The Actor Yamashita Kinsaku II as a Thunder Goddess in the Play Onna Narukami, Performed at the Morita Theater in the First Month, 1770
- Date:
- c. 1770
- Medium:
- Color woodblock print; hosoban; from a multisheet composition (?)
- Source:
- Art Institute of Chicago
Description
Katsukawa Shunsho's yakusha-e of Yamashita Kinsaku II as a thunder goddess preserves a vivid moment from the Morita Theater's first-month program of 1770, when the actor took on the female adaptation of the famous Narukami role in 'Onna Narukami.' The original Narukami, an aragoto staple associated with the Ichikawa Danjuro lineage, recounts the seduction and downfall of a vengeful monk; the gender-reversed female version gave Yamashita Kinsaku II, a leading onnagata, the chance to inhabit a charged supernatural role normally reserved for male leads.
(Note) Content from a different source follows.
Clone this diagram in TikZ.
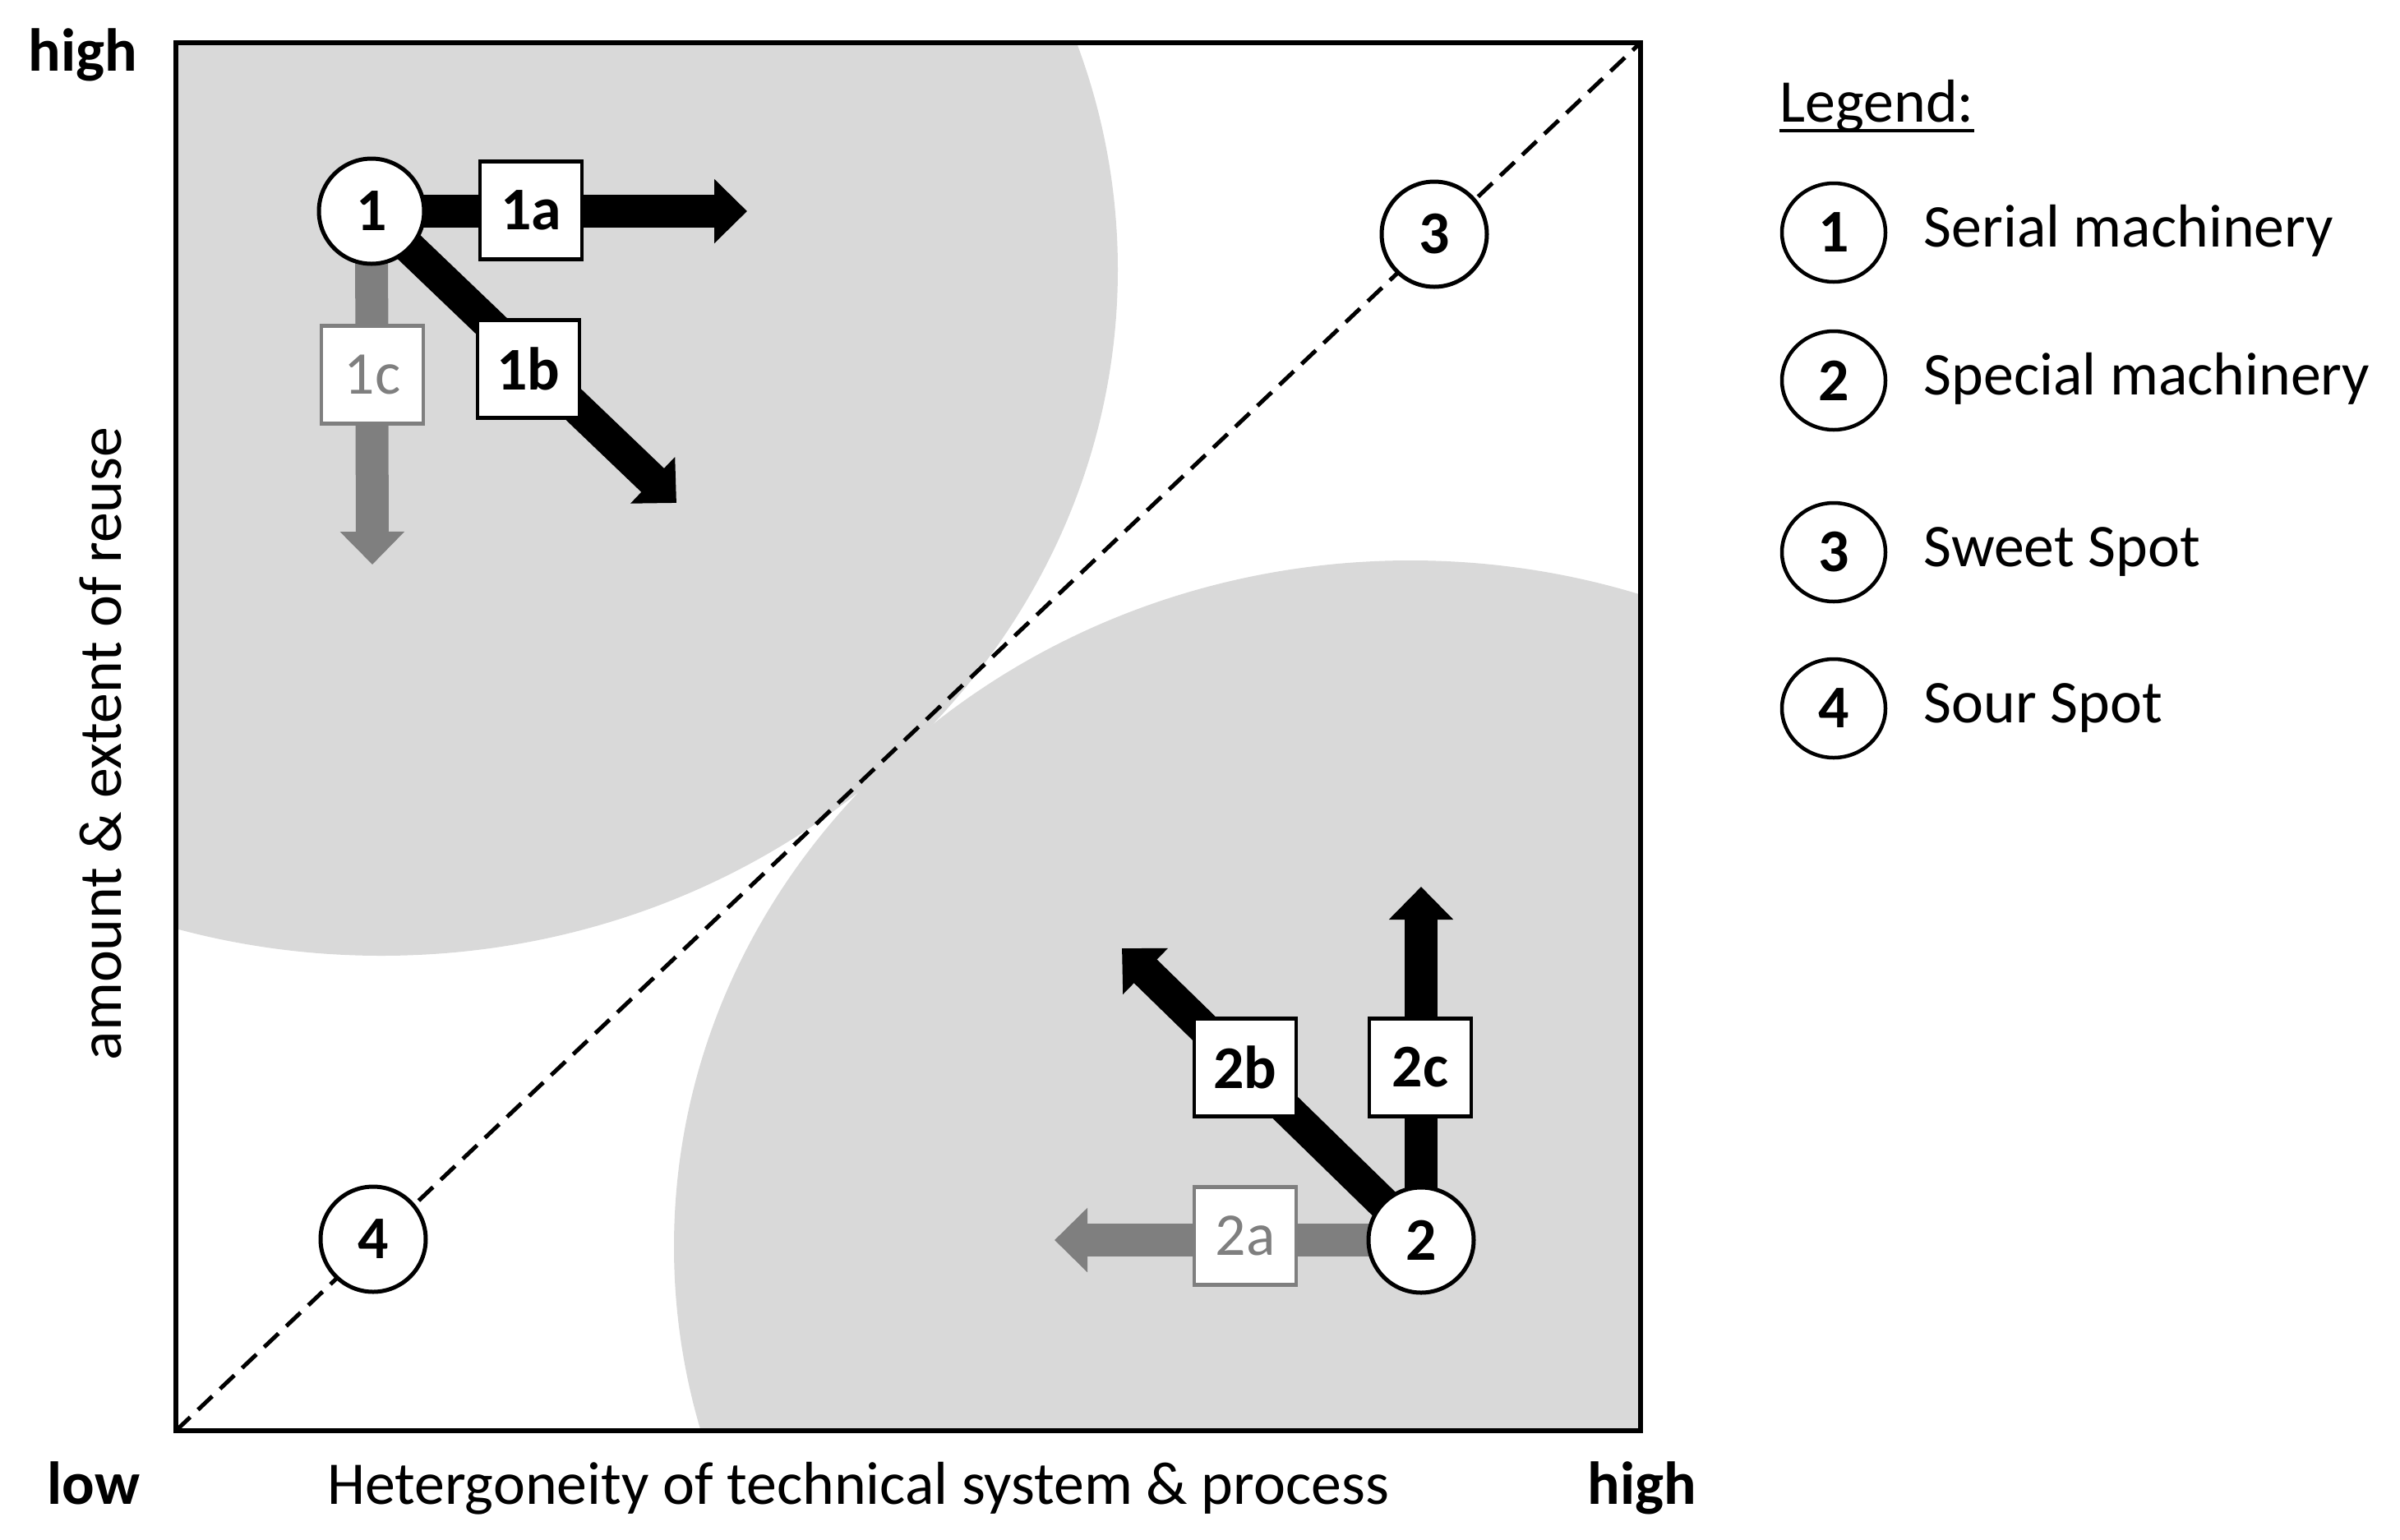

Shunsho responds with a portrait that emphasizes physiognomic likeness while delivering the visual electricity of the storm spirit: bold patterning across the costume, a controlled but charged pose, and a measured palette typical of Edo ukiyo-e of the early 1770s. The print belongs to the foundational decade of the Katsukawa school, when Shunsho and his collaborators were reshaping yakusha-e from generic emblem to documentary likeness, anchored to specific theaters, months, and roles. The work also captures the prestige of the Morita Theater within the Edo licensed-theater system, where the first-month kaomise-style program was the most heavily promoted event of the calendar. Held in the Art Institute of Chicago's collection, the impression remains a primary visual document for both the career of Yamashita Kinsaku II and for the iconography of female adaptations of aragoto roles in the Edo kabuki repertoire that Shunsho and the Katsukawa school did so much to record.